- TASK DIRECTIONS
Find the lines holding the word "matplotlib" and collect them.

- DATA SHOWN
# # # #

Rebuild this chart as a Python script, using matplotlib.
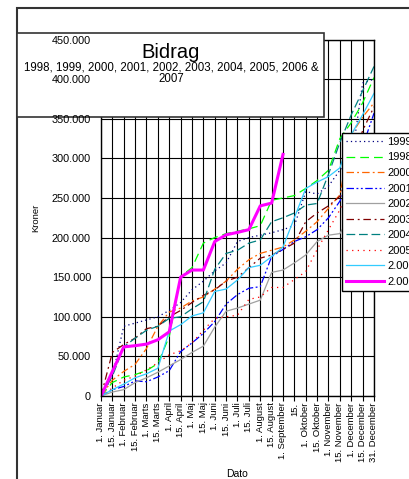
import matplotlib
matplotlib.use('Agg')
import matplotlib.pyplot as plt
from matplotlib.patches import Rectangle
from matplotlib.ticker import FuncFormatter

plt.rcParams['font.family'] = ['Liberation Sans', 'DejaVu Sans']

# kategorier (x-aksen)
dates = ['1. Januar', '15. Januar', '1. Februar', '15. Februar', '1. Marts',
         '15. Marts', '1. April', '15. April', '1. Maj', '15. Maj', '1. Juni',
         '15. Juni', '1. Juli', '15. Juli', '1. August', '15. August',
         '1. September', '15.', '1. Oktober', '15. Oktober', '1. November',
         '15. November', '1. December', '15. December', '31. December']

# bidrag pr. år
y1999 = [0, 25000, 88000, 92000, 96000, 100000, 108000, 118000, 134000, 145000,
         158000, 168000, 195000, 200000, 203000, 206000, 210000, 215000, 258000,
         255000, 265000, 285000, 295000, 395000, 400000]
y1998 = [0, 17000, 24000, 27000, 32000, 41000, 75000, 151000, 162000, 193000,
         200000, 205000, 208000, 211000, 215000, 247000, 250000, 253000, 262000,
         272000, 285000, 325000, 345000, 370000, 402000]
y2000 = [0, 20000, 31000, 40000, 60000, 88000, 106000, 111000, 120000, 125000,
         135000, 145000, 160000, 172000, 180000, 184000, 188000, 197000, 208000,
         220000, 237000, 254000, 330000, 352000, 370000]
y2001 = [0, 8000, 12000, 19000, 18000, 24000, 32000, 56000, 67000, 79000,
         94000, 116000, 128000, 136000, 138000, 176000, 185000, 195000, 201000,
         210000, 225000, 246000, 280000, 315000, 357000]
y2002 = [0, 5000, 8000, 17000, 23000, 30000, 38000, 46000, 55000, 63000,
         87000, 107000, 111000, 116000, 121000, 156000, 159000, 168000, 178000,
         195000, 203000, 205000, 230000, 265000, 300000]
y2003 = [0, 55000, 65000, 73000, 85000, 88000, 100000, 108000, 118000, 127000,
         134000, 145000, 150000, 162000, 174000, 178000, 185000, 193000, 220000,
         231000, 240000, 252000, 290000, 335000, 365000]
y2004 = [0, 25000, 62000, 73000, 83000, 88000, 98000, 100000, 110000, 119000,
         160000, 180000, 184000, 193000, 197000, 220000, 225000, 231000, 241000,
         243000, 280000, 320000, 355000, 385000, 416000]
y2005 = [0, 10000, 20000, 25000, 33000, 42000, 52000, 57000, 67000, 83000,
         98000, 100000, 102000, 122000, 125000, 137000, 137000, 147000, 157000,
         185000, 210000, 235000, 270000, 300000, 320000]
y2006 = [0, 8000, 15000, 23000, 28000, 35000, 82000, 90000, 101000, 105000,
         132000, 135000, 146500, 162000, 165000, 176000, 188000, 225000, 262000,
         270000, 277000, 288000, 330000, 355000, 382000]
y2007 = [0, 31000, 62000, 63500, 65500, 71000, 81000, 150000, 159000, 159000,
         195000, 203500, 206500, 210000, 240000, 243500, 305000]

series = [
    ('1999', y1999, '#000080', (0, (1, 2.5)), 0.9),
    ('1998', y1998, '#00ff00', (0, (7, 4)), 0.9),
    ('2000', y2000, '#ff6600', (0, (6, 2.5, 1.5, 2.5)), 0.9),
    ('2001', y2001, '#0000ff', (0, (6, 2, 1.5, 2, 1.5, 2)), 0.9),
    ('2002', y2002, '#a0a0a0', '-', 0.9),
    ('2003', y2003, '#800000', (0, (6, 3, 1.5, 3)), 0.9),
    ('2004', y2004, '#008080', (0, (7, 3)), 0.9),
    ('2005', y2005, '#ff0000', (0, (1, 3.5)), 0.9),
    ('2.006', y2006, '#33ccff', '-', 0.9),
    ('2.007', y2007, '#ff00ff', '-', 2.2),
]

W, H = 410, 479
fig = plt.figure(figsize=(W / 100, H / 100), dpi=100)
ax = fig.add_axes([101 / W, 1 - 396 / H, 273 / W, 356.5 / H])

for label, vals, color, ls, lw in series:
    ax.plot(range(len(vals)), vals, color=color, linestyle=ls, lw=lw, label=label)

ax.set_xlim(0, len(dates) - 1)
ax.set_ylim(0, 450000)
ax.set_xticks(range(len(dates)))
ax.set_xticklabels(dates, rotation=90, fontsize=6.8)
ax.set_yticks(range(0, 450001, 50000))
ax.tick_params(axis='x', direction='out', length=3.6, width=0.8, pad=1)
ax.tick_params(axis='y', labelleft=False, length=0)
ax.grid(True, color='black', lw=0.8)
for s in ax.spines.values():
    s.set_linewidth(1.0)

ax.set_xlabel('Dato', fontsize=7.5)
ax.xaxis.set_label_coords(0.5, -0.219)
ax.xaxis.label.set_va('center')
ax.set_ylabel('Kroner', fontsize=6.8)
ax.yaxis.set_label_coords(-0.238, 0.5)
ax.yaxis.label.set_va('center')

leg = ax.legend(loc='upper left', bbox_to_anchor=(342 / W, 1 - 133 / H),
                bbox_transform=fig.transFigure, borderaxespad=0, fontsize=8,
                handlelength=3.4, handletextpad=0.3, borderpad=0.35,
                labelspacing=0.5, fancybox=False, framealpha=1,
                edgecolor='black')
leg.get_frame().set_linewidth(1.0)

# ydre ramme og titelboks
fig.add_artist(Rectangle((17 / W, -0.1), 1.2, (H - 8) / H + 0.1, fill=False,
                         edgecolor='#333333', lw=1.5, transform=fig.transFigure,
                         zorder=0.5))
fig.add_artist(Rectangle((17 / W, 1 - 117 / H), 307 / W, 84 / H,
                         facecolor='white', edgecolor='#333333', lw=1.2,
                         transform=fig.transFigure, zorder=1))
fig.text(171 / W, 1 - 52 / H, 'Bidrag', fontsize=14.5, ha='center',
         va='center', zorder=2)
fig.text(171 / W, 1 - 73.5 / H,
         '1998, 1999, 2000, 2001, 2002, 2003, 2004, 2005, 2006 &\n2007',
         fontsize=8.3, ha='center', va='center', linespacing=1.0, zorder=2)

# y-akse tal oven paa titelboksen
ax2 = fig.add_axes(ax.get_position(), sharey=ax, zorder=3, label='ylabels')
ax2.patch.set_visible(False)
for s in ax2.spines.values():
    s.set_visible(False)
ax2.set_xticks([])
ax2.yaxis.set_major_formatter(
    FuncFormatter(lambda v, p: '0' if v == 0 else f'{int(v):,}'.replace(',', '.')))
ax2.tick_params(axis='y', length=0, pad=7.2, labelsize=7.8)

fig.savefig('out.png', dpi=100)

# # # #

- TASK SOLUTION
Rebuild this chart as a Python script, using matplotlib.
import matplotlib
matplotlib.use('Agg')
import matplotlib.pyplot as plt
from matplotlib.patches import Rectangle
from matplotlib.ticker import FuncFormatter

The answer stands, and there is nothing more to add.